PROBLEM –
Write the listing below out again exactly, dropping the images.

DATA SEGMENT –
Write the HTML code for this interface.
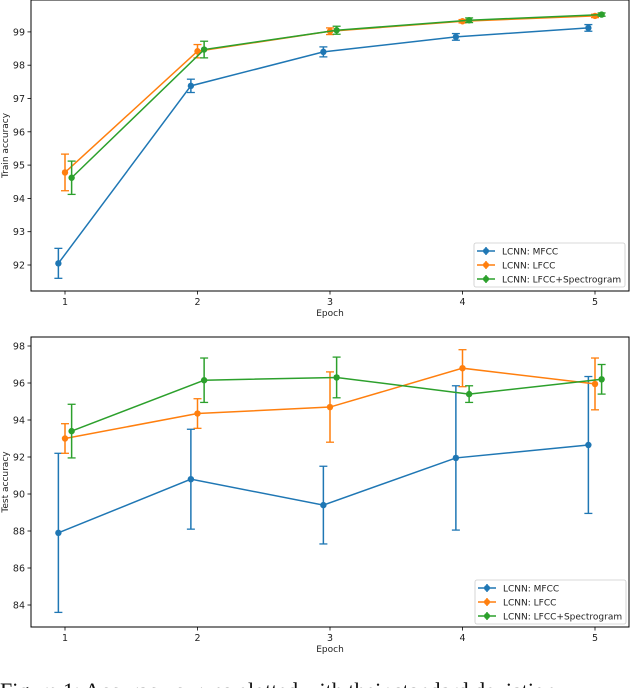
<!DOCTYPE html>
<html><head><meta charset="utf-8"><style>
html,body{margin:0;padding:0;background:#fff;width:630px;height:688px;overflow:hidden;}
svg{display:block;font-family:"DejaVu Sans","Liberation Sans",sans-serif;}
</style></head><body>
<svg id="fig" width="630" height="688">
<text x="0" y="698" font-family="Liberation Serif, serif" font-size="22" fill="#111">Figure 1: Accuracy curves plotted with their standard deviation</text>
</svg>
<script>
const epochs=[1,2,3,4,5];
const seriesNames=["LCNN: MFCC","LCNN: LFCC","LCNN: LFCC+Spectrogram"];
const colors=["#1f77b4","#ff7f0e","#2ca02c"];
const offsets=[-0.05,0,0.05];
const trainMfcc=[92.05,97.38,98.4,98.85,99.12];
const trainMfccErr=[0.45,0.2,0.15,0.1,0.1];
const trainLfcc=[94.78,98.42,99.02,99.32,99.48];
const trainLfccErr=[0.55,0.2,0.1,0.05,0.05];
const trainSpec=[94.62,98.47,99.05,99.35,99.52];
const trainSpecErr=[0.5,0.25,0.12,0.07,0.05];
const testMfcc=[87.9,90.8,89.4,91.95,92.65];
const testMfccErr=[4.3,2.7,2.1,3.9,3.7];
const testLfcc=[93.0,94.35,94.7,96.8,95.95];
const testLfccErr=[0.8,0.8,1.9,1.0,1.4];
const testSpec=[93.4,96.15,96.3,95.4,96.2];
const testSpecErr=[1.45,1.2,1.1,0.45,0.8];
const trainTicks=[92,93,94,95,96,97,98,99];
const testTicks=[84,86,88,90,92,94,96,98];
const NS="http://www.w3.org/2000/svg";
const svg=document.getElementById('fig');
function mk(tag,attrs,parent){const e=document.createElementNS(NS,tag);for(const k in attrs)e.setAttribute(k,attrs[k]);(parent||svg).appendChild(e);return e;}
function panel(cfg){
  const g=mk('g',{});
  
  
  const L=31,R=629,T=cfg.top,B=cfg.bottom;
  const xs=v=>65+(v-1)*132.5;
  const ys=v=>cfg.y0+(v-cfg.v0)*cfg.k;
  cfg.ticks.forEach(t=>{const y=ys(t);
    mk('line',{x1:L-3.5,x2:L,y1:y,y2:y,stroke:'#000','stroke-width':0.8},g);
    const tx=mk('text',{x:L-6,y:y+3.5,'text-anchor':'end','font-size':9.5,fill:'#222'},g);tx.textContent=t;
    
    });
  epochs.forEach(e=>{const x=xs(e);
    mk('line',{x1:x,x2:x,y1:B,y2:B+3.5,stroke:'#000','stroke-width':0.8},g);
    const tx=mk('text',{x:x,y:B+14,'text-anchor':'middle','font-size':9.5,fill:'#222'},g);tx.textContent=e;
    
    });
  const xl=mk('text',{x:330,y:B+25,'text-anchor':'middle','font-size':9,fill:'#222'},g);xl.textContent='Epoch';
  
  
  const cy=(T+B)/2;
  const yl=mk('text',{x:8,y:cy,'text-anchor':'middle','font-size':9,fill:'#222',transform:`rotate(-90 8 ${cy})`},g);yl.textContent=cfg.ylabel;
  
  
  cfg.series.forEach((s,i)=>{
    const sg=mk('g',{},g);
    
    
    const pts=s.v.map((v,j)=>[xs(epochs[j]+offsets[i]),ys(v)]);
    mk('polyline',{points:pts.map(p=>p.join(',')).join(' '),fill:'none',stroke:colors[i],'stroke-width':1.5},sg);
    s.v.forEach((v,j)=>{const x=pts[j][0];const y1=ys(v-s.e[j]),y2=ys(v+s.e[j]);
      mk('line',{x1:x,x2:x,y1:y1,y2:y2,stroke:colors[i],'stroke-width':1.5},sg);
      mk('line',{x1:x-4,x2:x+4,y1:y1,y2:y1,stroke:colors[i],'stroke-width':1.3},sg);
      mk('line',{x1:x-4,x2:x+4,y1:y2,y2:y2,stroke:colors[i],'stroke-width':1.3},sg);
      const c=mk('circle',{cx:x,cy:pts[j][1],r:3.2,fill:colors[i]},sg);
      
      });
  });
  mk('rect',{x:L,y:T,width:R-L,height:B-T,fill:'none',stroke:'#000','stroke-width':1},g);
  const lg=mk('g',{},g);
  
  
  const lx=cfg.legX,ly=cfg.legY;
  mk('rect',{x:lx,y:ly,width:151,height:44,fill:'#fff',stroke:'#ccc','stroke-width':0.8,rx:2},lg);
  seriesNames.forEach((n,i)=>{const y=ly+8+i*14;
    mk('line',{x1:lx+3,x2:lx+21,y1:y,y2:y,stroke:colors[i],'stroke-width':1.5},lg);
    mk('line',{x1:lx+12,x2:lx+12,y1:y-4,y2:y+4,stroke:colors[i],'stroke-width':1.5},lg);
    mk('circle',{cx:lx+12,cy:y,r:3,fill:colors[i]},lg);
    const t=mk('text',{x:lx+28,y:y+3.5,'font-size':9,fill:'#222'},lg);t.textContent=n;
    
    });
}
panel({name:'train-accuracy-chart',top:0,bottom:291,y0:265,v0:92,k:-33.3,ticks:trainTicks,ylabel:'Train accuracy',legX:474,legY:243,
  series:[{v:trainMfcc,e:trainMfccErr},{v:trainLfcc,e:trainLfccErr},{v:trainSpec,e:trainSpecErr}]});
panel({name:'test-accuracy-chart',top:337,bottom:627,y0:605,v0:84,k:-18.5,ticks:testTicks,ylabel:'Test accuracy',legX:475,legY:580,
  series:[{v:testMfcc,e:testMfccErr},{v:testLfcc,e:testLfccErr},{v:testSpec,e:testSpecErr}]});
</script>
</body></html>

THE COMPLETED TASK –
Write the HTML code for this interface.
<!DOCTYPE html>
<html><head><meta charset="utf-8"><style>
html,body{margin:0;padding:0;background:#fff;width:630px;height:688px;overflow:hidden;}
svg{display:block;font-family:"DejaVu Sans","Liberation Sans",sans-serif;}
</style></head><body>
<svg id="fig" width="630" height="688">
<text x="0" y="698" font-family="Liberation Serif, serif" font-size="22" fill="#111">Figure 1: Accuracy curves plotted with their standard deviation</text>
</svg>
<script>
const epochs=[1,2,3,4,5];
const seriesNames=["LCNN: MFCC","LCNN: LFCC","LCNN: LFCC+Spectrogram"];
const colors=["#1f77b4","#ff7f0e","#2ca02c"];
const offsets=[-0.05,0,0.05];
const trainMfcc=[92.05,97.38,98.4,98.85,99.12];
const trainMfccErr=[0.45,0.2,0.15,0.1,0.1];
const trainLfcc=[94.78,98.42,99.02,99.32,99.48];
const trainLfccErr=[0.55,0.2,0.1,0.05,0.05];
const trainSpec=[94.62,98.47,99.05,99.35,99.52];
const trainSpecErr=[0.5,0.25,0.12,0.07,0.05];
const testMfcc=[87.9,90.8,89.4,91.95,92.65];
const testMfccErr=[4.3,2.7,2.1,3.9,3.7];
const testLfcc=[93.0,94.35,94.7,96.8,95.95];
const testLfccErr=[0.8,0.8,1.9,1.0,1.4];
const testSpec=[93.4,96.15,96.3,95.4,96.2];
const testSpecErr=[1.45,1.2,1.1,0.45,0.8];
const trainTicks=[92,93,94,95,96,97,98,99];
const testTicks=[84,86,88,90,92,94,96,98];
const NS="http://www.w3.org/2000/svg";
const svg=document.getElementById('fig');
function mk(tag,attrs,parent){const e=document.createElementNS(NS,tag);for(const k in attrs)e.setAttribute(k,attrs[k]);(parent||svg).appendChild(e);return e;}
function panel(cfg){
  const g=mk('g',{});
  
  
  const L=31,R=629,T=cfg.top,B=cfg.bottom;
  const xs=v=>65+(v-1)*132.5;
  const ys=v=>cfg.y0+(v-cfg.v0)*cfg.k;
  cfg.ticks.forEach(t=>{const y=ys(t);
    mk('line',{x1:L-3.5,x2:L,y1:y,y2:y,stroke:'#000','stroke-width':0.8},g);
    const tx=mk('text',{x:L-6,y:y+3.5,'text-anchor':'end','font-size':9.5,fill:'#222'},g);tx.textContent=t;
    
    });
  epochs.forEach(e=>{const x=xs(e);
    mk('line',{x1:x,x2:x,y1:B,y2:B+3.5,stroke:'#000','stroke-width':0.8},g);
    const tx=mk('text',{x:x,y:B+14,'text-anchor':'middle','font-size':9.5,fill:'#222'},g);tx.textContent=e;
    
    });
  const xl=mk('text',{x:330,y:B+25,'text-anchor':'middle','font-size':9,fill:'#222'},g);xl.textContent='Epoch';
  
  
  const cy=(T+B)/2;
  const yl=mk('text',{x:8,y:cy,'text-anchor':'middle','font-size':9,fill:'#222',transform:`rotate(-90 8 ${cy})`},g);yl.textContent=cfg.ylabel;
  
  
  cfg.series.forEach((s,i)=>{
    const sg=mk('g',{},g);
    
    
    const pts=s.v.map((v,j)=>[xs(epochs[j]+offsets[i]),ys(v)]);
    mk('polyline',{points:pts.map(p=>p.join(',')).join(' '),fill:'none',stroke:colors[i],'stroke-width':1.5},sg);
    s.v.forEach((v,j)=>{const x=pts[j][0];const y1=ys(v-s.e[j]),y2=ys(v+s.e[j]);
      mk('line',{x1:x,x2:x,y1:y1,y2:y2,stroke:colors[i],'stroke-width':1.5},sg);
      mk('line',{x1:x-4,x2:x+4,y1:y1,y2:y1,stroke:colors[i],'stroke-width':1.3},sg);
      mk('line',{x1:x-4,x2:x+4,y1:y2,y2:y2,stroke:colors[i],'stroke-width':1.3},sg);
      const c=mk('circle',{cx:x,cy:pts[j][1],r:3.2,fill:colors[i]},sg);
      
      });
  });
  mk('rect',{x:L,y:T,width:R-L,height:B-T,fill:'none',stroke:'#000','stroke-width':1},g);
  const lg=mk('g',{},g);
  
  
  const lx=cfg.legX,ly=cfg.legY;
  mk('rect',{x:lx,y:ly,width:151,height:44,fill:'#fff',stroke:'#ccc','stroke-width':0.8,rx:2},lg);
  seriesNames.forEach((n,i)=>{const y=ly+8+i*14;
    mk('line',{x1:lx+3,x2:lx+21,y1:y,y2:y,stroke:colors[i],'stroke-width':1.5},lg);
    mk('line',{x1:lx+12,x2:lx+12,y1:y-4,y2:y+4,stroke:colors[i],'stroke-width':1.5},lg);
    mk('circle',{cx:lx+12,cy:y,r:3,fill:colors[i]},lg);
    const t=mk('text',{x:lx+28,y:y+3.5,'font-size':9,fill:'#222'},lg);t.textContent=n;
    
    });
}
panel({name:'train-accuracy-chart',top:0,bottom:291,y0:265,v0:92,k:-33.3,ticks:trainTicks,ylabel:'Train accuracy',legX:474,legY:243,
  series:[{v:trainMfcc,e:trainMfccErr},{v:trainLfcc,e:trainLfccErr},{v:trainSpec,e:trainSpecErr}]});
panel({name:'test-accuracy-chart',top:337,bottom:627,y0:605,v0:84,k:-18.5,ticks:testTicks,ylabel:'Test accuracy',legX:475,legY:580,
  series:[{v:testMfcc,e:testMfccErr},{v:testLfcc,e:testLfccErr},{v:testSpec,e:testSpecErr}]});
</script>
</body></html>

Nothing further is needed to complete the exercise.